A long-running project that has documented the personal stories of the North Sea oil and gas industry has launched a website in the run up to the project’s completion in May 2005.
Lives in the Oil Industry is an oral history project initiated by the University of Aberdeen and the British Library Sound Archive. Led by Aberdeen senior history lecturer Terry Brotherstone, the project was established to create an archive of the personal and professional lives of the people working in the UK North Sea energy sector. Hugo Manson, Research Fellow at the University of Aberdeen, was appointed Project Manager/Interviewer in 2000.
The project now comprises over 700 hours of archival recordings and is one of the biggest collections of its kind in the world.

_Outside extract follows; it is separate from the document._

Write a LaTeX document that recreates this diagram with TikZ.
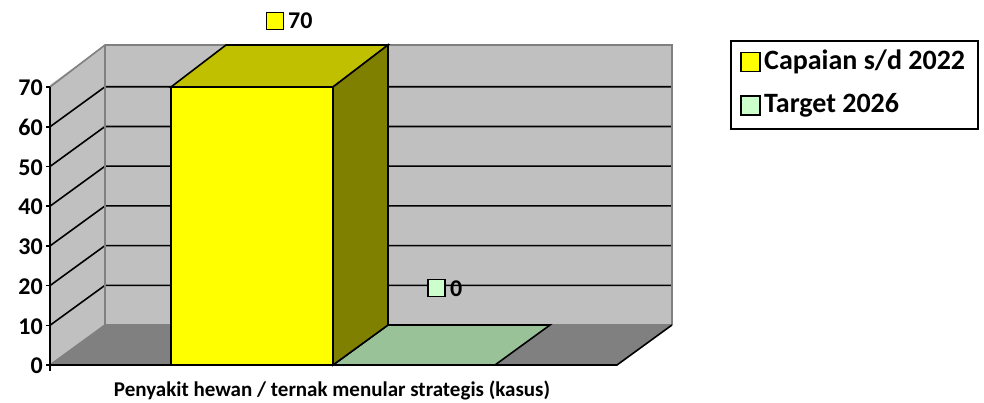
\documentclass[tikz,border=0pt]{standalone}
\usepackage{fontspec}
\setmainfont{Carlito}
\definecolor{wall}{HTML}{C0C0C0}
\definecolor{floorc}{HTML}{808080}
\definecolor{edgec}{HTML}{808080}
\definecolor{barfront}{HTML}{FFFF00}
\definecolor{bartop}{HTML}{C0C000}
\definecolor{barside}{HTML}{808000}
\definecolor{greenflat}{HTML}{99C299}
\definecolor{greenmark}{HTML}{CCFFCC}
\tikzset{
  outl/.style={draw=black,line width=1.6pt,line join=miter},
  grid/.style={draw=black,line width=1.6pt},
  greyedge/.style={draw=edgec,line width=1.6pt},
  axlab/.style={font=\fontsize{24}{27}\selectfont\bfseries,anchor=east,inner sep=0pt},
  datlab/.style={font=\fontsize{24}{27}\selectfont\bfseries,anchor=west,inner sep=0pt},
  leglab/.style={font=\fontsize{28}{32}\selectfont\bfseries,anchor=west,inner sep=0pt},
  marker/.style={draw=black,line width=1.5pt,minimum width=17pt,minimum height=17pt,inner sep=0pt},
}
\begin{document}
\begin{tikzpicture}[x=1pt,y=-1pt]
\useasboundingbox (0,0) rectangle (984,403);
% walls
\fill[wall] (50,365) -- (105,325) -- (105,45) -- (50,85) -- cycle;
\fill[wall] (105,45) rectangle (672,325);
\fill[floorc] (50,365) -- (617,365) -- (672,325) -- (105,325) -- cycle;
% gridlines
\foreach \v in {1,...,6}{
  \draw[grid] (50,{365-39.7*\v}) -- (105,{325-39.7*\v}) -- (672,{325-39.7*\v});
}
\draw[greyedge] (50,87) -- (105,45) -- (672,45) -- (672,325);
\draw[greyedge] (105,45) -- (105,325) -- (672,325);
\draw[greyedge] (50,365) -- (105,325);
% axes
\draw[grid] (50,87) -- (50,365) -- (617,365) -- (672,325);
\foreach \v in {0,...,7}{
  \draw[grid] (46,{365-39.7*\v}) -- (50,{365-39.7*\v});
  \node[axlab] (ax\v) at (43,{366-39.7*\v}) {\number\numexpr\v*10\relax};
}
\draw[grid] (50,365) -- (50,371);
% bar 2 (flat)
\draw[outl,fill=greenflat] (333,365) -- (388,325) -- (550,325) -- (495,365) -- cycle;
% bar 1
\draw[outl,fill=barfront] (171,365) rectangle (333,87);
\draw[outl,fill=bartop] (171,87) -- (226,45) -- (388,45) -- (333,87) -- cycle;
\draw[outl,fill=barside] (333,87) -- (388,45) -- (388,325) -- (333,365) -- cycle;
% data labels
\node[marker,fill=barfront] (m1) at (275,21) {};
\node[datlab] (d1) at (288,21) {70};
\node[marker,fill=greenmark] (m2) at (436.5,288) {};
\node[datlab] (d2) at (450,289) {0};
% category label
\node[font=\fontsize{21}{24}\selectfont\bfseries,inner sep=0pt] (cat) at (332,390) {Penyakit hewan / ternak menular strategis (kasus)};
% legend
\node[draw=black,line width=1.6pt,minimum width=247pt,minimum height=88pt,inner sep=0pt] (leg) at (854.5,85) {};
\node[marker,fill=barfront,minimum width=19pt,minimum height=19pt] (l1) at (750.5,62) {};
\node[leglab] (t1) at (764,62) {Capaian s/d 2022};
\node[marker,fill=greenmark,minimum width=19pt,minimum height=19pt] (l2) at (750.5,105.5) {};
\node[leglab] (t2) at (764,105.5) {Target 2026};
\end{tikzpicture}
\end{document}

The website showcases many aspects of the project, its content and development. It also contains links to other relevant information on the UK North Sea industry.
Mr Manson said: “Now that the project is approaching completion, it is time to start making it more widely known and to begin to provide potential users of the material we have gathered with an indication of the range covered. It is a remarkable collection of primary evidence of a key sector of the UK’s development in the last half-century.”
As part of his research, Mr Manson spent time on Shell’s Brent Charlie - one of the largest oil and gas producing platforms in the North Sea.
As a result of his stay of several days aboard the platform, an exhibition of photographic impressions of the people and machinery there is now open to the public in Aberdeen’s Marischal Museum Gallery, entitled On Charlie.
The photographs were taken by Mr Manson, while Pat Ballantyne has curated the exhibition. Photographs from the exhibition will be posted on the Lives in the Oil Industry website soon.
Some 40 extended interviews per year have been recorded since the start of the project. The people interviewed include men and women representing all sectors of the industry – management, offshore workers, technical professionals and specialists, personnel from government and regulatory bodies.
Interviews have been recorded in many parts of the UK, with an emphasis on centres such as Aberdeen, the oil capital of Europe, the Great Yarmouth area, Shetland and Orkney. People have also been interviewed in the United States.
The archive includes recordings with people from organisations and communities, which have been connected with the UK North Sea industry. The archive, due for completion in May, will comprise some 200 interviews.
A number of publications and presentations to international conferences have resulted from the project. In addition, an hour-long BBC Radio 4 Archive Hour based on the project was broadcast in 2003 and repeated in 2004. In addition
The Lives in the Oil Industry website is now ‘live’ at www.abdn.ac.uk/oillives
The On Charlie exhibition will be at Aberdeen’s Marischal Museum Gallery until early March 2005. The museum is open Monday to Friday, 10am-5pm, and Sunday 2pm-5pm. Entry is free.